This mission was brutal. I lost no fewer than 4 troopers to Dangerous Terrain. My opponent (who it should be pointed out was a great sport) commiserated with me and allowed that I was having terrible luck with the dice in that regard. He was also kicking himself for making the mistake of putting me in retreat, but honestly I think losing so many dudes to flaming meteors didn’t help. When you’ve played this game for a while you sort of get a sense of how much damage you’ve inflicted, but I suspect the troopers I lost to terrain effects didn’t enter his unconscious mental calculus and he didn’t realize how far ahead he was. I think under the circumstances it was an easy mistake to make, and I think apart from that he played very strongly. Had he gotten a 3rd turn, it would likely have been a seal-clubbing.
Mission 2: Panic Room
This is a mission that funnels everyone towards the center of the table, as at the end of every turn a deadly nanite plague encroaches a further 4″ in from each board edge. The special condition added by the TO was that the interior of the panic room itself was a White Noise zone (meaning the MSV was useless there).

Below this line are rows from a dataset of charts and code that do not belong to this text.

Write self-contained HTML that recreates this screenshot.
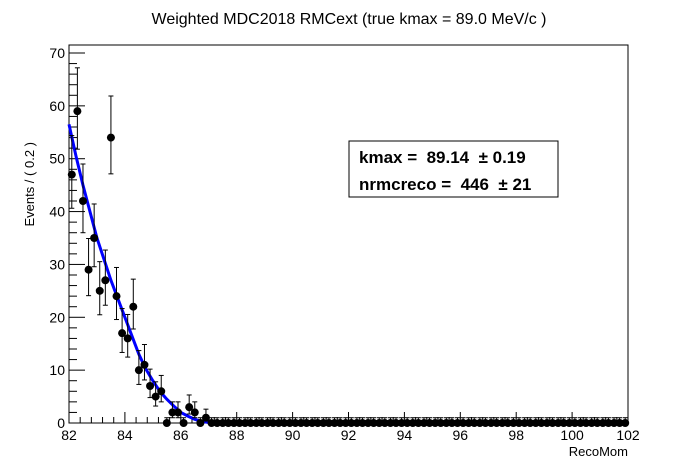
<!DOCTYPE html>
<html><head><meta charset="utf-8"><style>
body{margin:0;background:#fff;}
svg{display:block;font-family:"Liberation Sans",sans-serif;}
</style></head><body>
<svg id="chart" width="698" height="471" viewBox="0 0 698 471">
<rect width="698" height="471" fill="#fff"/>
<text x="349" y="24" font-size="16" text-anchor="middle">Weighted MDC2018 RMCext (true kmax = 89.0 MeV/c )</text>
<rect x="69" y="45" width="559" height="378" fill="none" stroke="#000" stroke-width="1"/>
<g id="axes"></g>
<g id="fit"></g>
<g id="points"></g>
<text x="628" y="456" font-size="13" text-anchor="end">RecoMom</text>
<text transform="translate(34,142) rotate(-90)" font-size="13" text-anchor="end">Events / ( 0.2 )</text>
<g>
<rect x="349" y="141" width="209" height="56" fill="#fff" stroke="#000" stroke-width="1"/>
<text x="359" y="163" font-size="17" font-weight="bold" style="white-space:pre" xml:space="preserve">kmax =  89.14  ± 0.19</text>
<text x="359" y="190" font-size="17" font-weight="bold" style="white-space:pre" xml:space="preserve">nrmcreco =  446  ± 21</text>
</g>
</svg>
<script>
const binCenters = [];
for (let i = 0; i < 100; i++) binCenters.push(+(82.1 + 0.2 * i).toFixed(1));
const counts = [47,59,42,29,35,25,27,54,24,17,16,22,10,11,7,5,6,0,2,2,0,3,2,0,1].concat(new Array(75).fill(0));
const fitX = [82,82.25,82.5,82.75,83,83.25,83.5,83.75,84,84.25,84.5,84.75,85,85.25,85.5,85.75,86,86.25,86.5,86.75,87,87.2,100];
const fitY = [56.5,50.5,45,40,35,31,27,23.5,20,16.5,13,10.2,8,6,4.5,3.2,2,1.3,0.7,0.3,0.1,0,0];
const xTicks = [82,84,86,88,90,92,94,96,98,100,102];
const yTicks = [0,10,20,30,40,50,60,70];
const X0=69,X1=628,Y0=423,Y1=53;
const sx = v => X0 + (v-82)/(102-82)*(X1-X0);
const sy = v => Y0 - v/70*(Y0-Y1);
const NS="http://www.w3.org/2000/svg";
function mk(tag, attrs, parent){const e=document.createElementNS(NS,tag);for(const k in attrs)e.setAttribute(k,attrs[k]);parent.appendChild(e);return e;}
const axes=document.getElementById('axes');
for (let v=82; v<=102.001; v+=0.4){
  const major = Math.abs(v-Math.round(v))<1e-6 && Math.round(v)%2===0;
  const t=mk('line',{x1:sx(v),x2:sx(v),y1:Y0,y2:Y0-(major?11:6),stroke:'#000'},axes);
  
  
}
xTicks.forEach(v=>{
  const t=mk('text',{x:sx(v),y:Y0+17,'font-size':14,'text-anchor':'middle'},axes);
  t.textContent=v;
  
  
});
for (let v=0; v<=70.001; v+=2){
  const major = v%10===0;
  const t=mk('line',{x1:X0,x2:X0+(major?16:8),y1:sy(v),y2:sy(v),stroke:'#000'},axes);
  
  
}
yTicks.forEach(v=>{
  const t=mk('text',{x:X0-4,y:sy(v)+5,'font-size':14,'text-anchor':'end'},axes);
  t.textContent=v;
  
  
});
const fit=document.getElementById('fit');
const p=mk('polyline',{points:fitX.map((x,i)=>sx(x)+','+sy(fitY[i])).join(' '),fill:'none',stroke:'#0000ff','stroke-width':3},fit);


const pts=document.getElementById('points');
binCenters.forEach((x,i)=>{
  const n=counts[i];
  const up=0.5+Math.sqrt(n+0.25), dn=Math.sqrt(n+0.25)-0.5;
  const g=mk('g',{},pts);
  
  
  const cx=sx(x), cy=sy(n);
  mk('line',{x1:cx,x2:cx,y1:sy(n+up),y2:sy(n-dn),stroke:'#000'},g);
  mk('line',{x1:cx-2.5,x2:cx+2.5,y1:sy(n+up),y2:sy(n+up),stroke:'#000'},g);
  if(dn>0.01) mk('line',{x1:cx-2.5,x2:cx+2.5,y1:sy(n-dn),y2:sy(n-dn),stroke:'#000'},g);
  mk('line',{x1:sx(x-0.1),x2:sx(x+0.1),y1:cy,y2:cy,stroke:'#000'},g);
  mk('circle',{cx:cx,cy:cy,r:4,fill:'#000'},g);
});
</script>
</body></html>
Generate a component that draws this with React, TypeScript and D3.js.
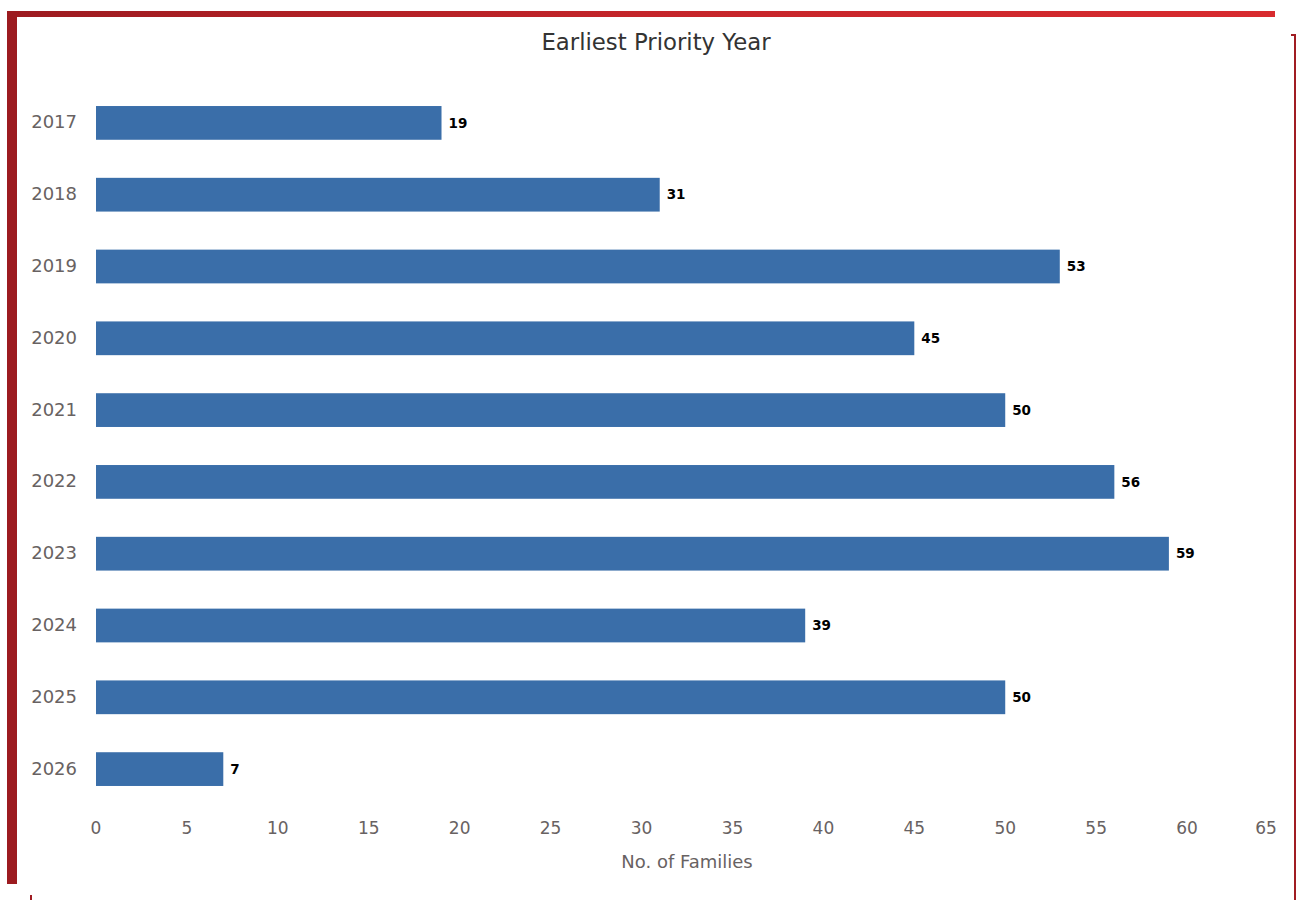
import React from "react";
import * as d3 from "d3";

const years = ["2017", "2018", "2019", "2020", "2021", "2022", "2023", "2024", "2025", "2026"];
const families = [19, 31, 53, 45, 50, 56, 59, 39, 50, 7];
const xTicks = [0, 5, 10, 15, 20, 25, 30, 35, 40, 45, 50, 55, 60, 65];
const chartTitle = "Earliest Priority Year";
const xAxisTitle = "No. of Families";

const W = 1304;
const H = 900;
const left = 96;
const right = 1278;
const top = 87;
const bottom = 805;
const font = "'DejaVu Sans', 'Noto Sans', sans-serif";

export default function App() {
  const x = d3.scaleLinear().domain([0, 65]).range([left, right]);
  const y = d3.scaleBand().domain(years).range([top, bottom]).paddingInner(0.53).paddingOuter(0.265);
  return (
    <svg width={W} height={H} style={{ position: "absolute", left: 0, top: 0, background: "#fff" }}>
      <defs>
        <linearGradient id="topbar" x1="0" x2="1" y1="0" y2="0">
          <stop offset="0" stopColor="#9c1b20" />
          <stop offset="0.5" stopColor="#c4252a" />
          <stop offset="1" stopColor="#d82b2f" />
        </linearGradient>
      </defs>
      <rect x={0} y={0} width={W} height={H} fill="#fff" />
      <rect x={7} y={11} width={1268} height={6} fill="url(#topbar)" />
      <rect x={7} y={11} width={10} height={873} fill="#9c1b20" />
      <rect x={1294} y={34} width={2} height={866} fill="#a01c22" />
      <rect x={1291} y={34} width={5} height={2} fill="#a01c22" />
      <rect x={30} y={895} width={2} height={5} fill="#a01c22" />
      <text x={656} y={50} textAnchor="middle" fontFamily={font} fontSize={22.8} fill="#333">
        {chartTitle}
      </text>
      {years.map((yr, i) => {
        const yy = y(yr)!;
        const bw = y.bandwidth();
        return (
          <g key={yr}>
            <text x={77} y={yy + bw / 2} dy="0.3em" textAnchor="end" fontFamily={font} fontSize={18} fill="#686262">
              {yr}
            </text>
            <rect x={x(0)} y={yy} width={x(families[i]) - x(0)} height={bw} fill="#3a6ea9" />
            <text x={x(families[i]) + 7} y={yy + bw / 2} dy="0.35em" fontFamily={font} fontSize={13.5} fontWeight="bold" fill="#000">
              {families[i]}
            </text>
          </g>
        );
      })}
      {xTicks.map((t) => {
        const px = Math.min(x(t), 1266);
        return (
          <text key={t} x={px} y={834} textAnchor="middle" fontFamily={font} fontSize={17} fill="#686262">
            {t}
          </text>
        );
      })}
      <text x={687} y={868} textAnchor="middle" fontFamily={font} fontSize={18} fill="#686262">
        {xAxisTitle}
      </text>
    </svg>
  );
}
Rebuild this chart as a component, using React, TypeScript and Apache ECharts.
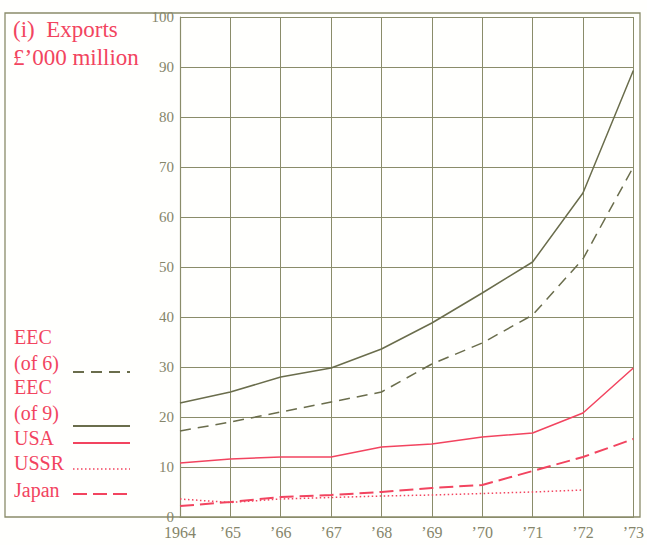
import React, { useEffect, useRef } from "react";
import * as echarts from "echarts";

const years = ["1964", "’65", "’66", "’67", "’68", "’69", "’70", "’71", "’72", "’73"];
const yTicks = [0, 10, 20, 30, 40, 50, 60, 70, 80, 90, 100];
const eec6 = [17.2, 19, 21, 23, 25, 30.6, 34.8, 40.4, 51.6, 70];
const eec9 = [22.8, 25, 28, 29.8, 33.6, 38.8, 44.8, 51, 64.8, 89.3];
const usa = [10.8, 11.6, 12, 12, 14, 14.6, 16, 16.8, 20.8, 29.8];
const ussr = [3.6, 2.9, 3.6, 3.9, 4.2, 4.4, 4.7, 5, 5.4, null];
const japan = [2.2, 3, 4, 4.4, 5, 5.8, 6.4, 9.2, 12, 15.6];

const OLIVE = "#6a6d4c";
const GRID = "#8a8c6a";
const RED = "#f2445f";
const TICK = "#85856a";
const FONT = "'Liberation Serif', 'DejaVu Serif', serif";

export default function App() {
  const ref = useRef<HTMLDivElement>(null);
  useEffect(() => {
    const chart = echarts.init(ref.current!, null, { renderer: "svg" });
    const lineSeries = (name: string, data: any[], color: string, type: any, width = 1.5) => ({
      name,
      type: "line",
      data,
      symbol: "none",
      connectNulls: false,
      lineStyle: { color, width, type },
      silent: true,
    });
    const legendText = (text: string, y: number) => ({
      type: "text",
      left: 14,
      top: y,
      style: { text, fill: RED, font: `20px ${FONT}` },
    });
    const legendLine = (y: number, color: string, dash: any, width = 1.8) => ({
      type: "line",
      shape: { x1: 73, y1: y, x2: 130, y2: y },
      style: { stroke: color, lineWidth: width, lineDash: dash },
    });
    chart.setOption({
      animation: false,
      backgroundColor: "#fffffd",
      grid: { left: 180, right: 7, top: 17, bottom: 28 },
      xAxis: {
        type: "category",
        data: years,
        boundaryGap: false,
        axisLine: { lineStyle: { color: GRID, width: 1.2 } },
        axisTick: { show: false },
        axisLabel: { color: TICK, fontFamily: FONT, fontSize: 16, margin: 7 },
        splitLine: { show: true, lineStyle: { color: GRID, width: 1 } },
      },
      yAxis: {
        type: "value",
        min: 0,
        max: 100,
        interval: 10,
        axisLine: { show: true, lineStyle: { color: GRID, width: 1.2 } },
        axisTick: { show: false },
        axisLabel: {
          color: TICK,
          fontFamily: FONT,
          fontSize: 15,
          margin: 6,
          formatter: (v: number) => (yTicks.includes(v) ? String(v) : ""),
        },
        splitLine: { show: true, lineStyle: { color: GRID, width: 1 } },
      },
      series: [
        lineSeries("EEC (of 6)", eec6, OLIVE, [11, 7]),
        lineSeries("EEC (of 9)", eec9, OLIVE, "solid"),
        lineSeries("USA", usa, RED, "solid"),
        lineSeries("USSR", ussr, RED, [1.5, 2.5], 1.5),
        lineSeries("Japan", japan, RED, [14, 6], 2),
      ],
      graphic: [
        {
          type: "rect",
          shape: { x: 5, y: 13, width: 635, height: 504 },
          style: { fill: "none", stroke: GRID, lineWidth: 1.3 },
          silent: true,
        },
        { type: "text", left: 13, top: 18, style: { text: "(i)  Exports", fill: RED, font: `23px ${FONT}` } },
        { type: "text", left: 13, top: 46, style: { text: "£’000 million", fill: RED, font: `23px ${FONT}` } },
        legendText("EEC", 327),
        legendText("(of 6)", 353),
        legendText("EEC", 377),
        legendText("(of 9)", 403),
        legendText("USA", 428),
        legendText("USSR", 453),
        legendText("Japan", 480),
        legendLine(372, OLIVE, [11, 7]),
        legendLine(426, OLIVE, null),
        legendLine(443, RED, null),
        legendLine(469, RED, [1.5, 2.5], 1.5),
        legendLine(494, RED, [14, 6], 2.2),
      ],
    });
    return () => chart.dispose();
  }, []);
  return <div ref={ref} style={{ width: 647, height: 545, position: "absolute", left: 0, top: 0 }} />;
}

My opponent (whose name I didn’t catch) had one the Friday Grand Prix tournament was playing Hassassin Bahram. Since the release of Operation: Black Wind at GenCon last year, this Haqqislam sectorial has gotten some love and has some really interesting profiles. My opponent brought a very cool list, eschewing the typical Fidays and leaning in to cheap warbands and troopers with Tactical Awareness. In a 300 point game, he had a 24-order list! Granted, a bunch of those were Impetuous, but still! The center of his list was a core fireteam of a Bokhtar, a Lasiq sniper, two rocket-launcher Muyibs, and a Govad.
The table this time was the Chinatown table I had played Supplies on in the ITS After Dark tourney, but with some of the scatter terrain moved around a little bit. My opponent made me deploy first (on the same side I’d played previously) and I took the first turn. This mission is difficult for the Shasvastii (who pay a premium for a host of advanced deployment skills) because all advanced deployment skills are replaced with a PH-3 roll. Suck. Not so easy getting away from the nanite plague. I did manage to make the roll with both my Seed Soldier and my Speculo killer, but both of my Shrouded failed and had to deploy on my board edge.
My Taigha Beast was within LOF of one of my opponent’s HRL Muyibs and got rocketed right off the bat. Fortunately, there was only a decoy close enough to die with him. Off to a great start, I straight up mis-played by first turn. I don’t know what I was thinking, but I got my Gwailo killed tangling with one of the linked Muyibs. Smarting from that, I did what I should have done to begin with – moved my Nox link team up to slice the pie against his Lasiq sniper and his other HRL Muyib. Had I done that first, the first Muyib wouldn’t have been benefitting from Sixth Sense and would have been infinitely more likely to get burnt to a crisp. I did have to use a Nox paramedic to pick my Nox HMG back up, but that netted me my Classified Objective (Experimental Drug), so I took it. It cost me a Command Token to reform the link, but that also was worth it.
The rest of my orders were spent moving the rest of my troops forward so as not to be in the nanite plague area and moving my Speculo into the panic room itself.
I’m not sure whether making my opening plays in the opposite order would have changed the outcome of the game in the end, but it would have put me in a much better position to contest my opponent’s advance. As it was, he was about to wreck me.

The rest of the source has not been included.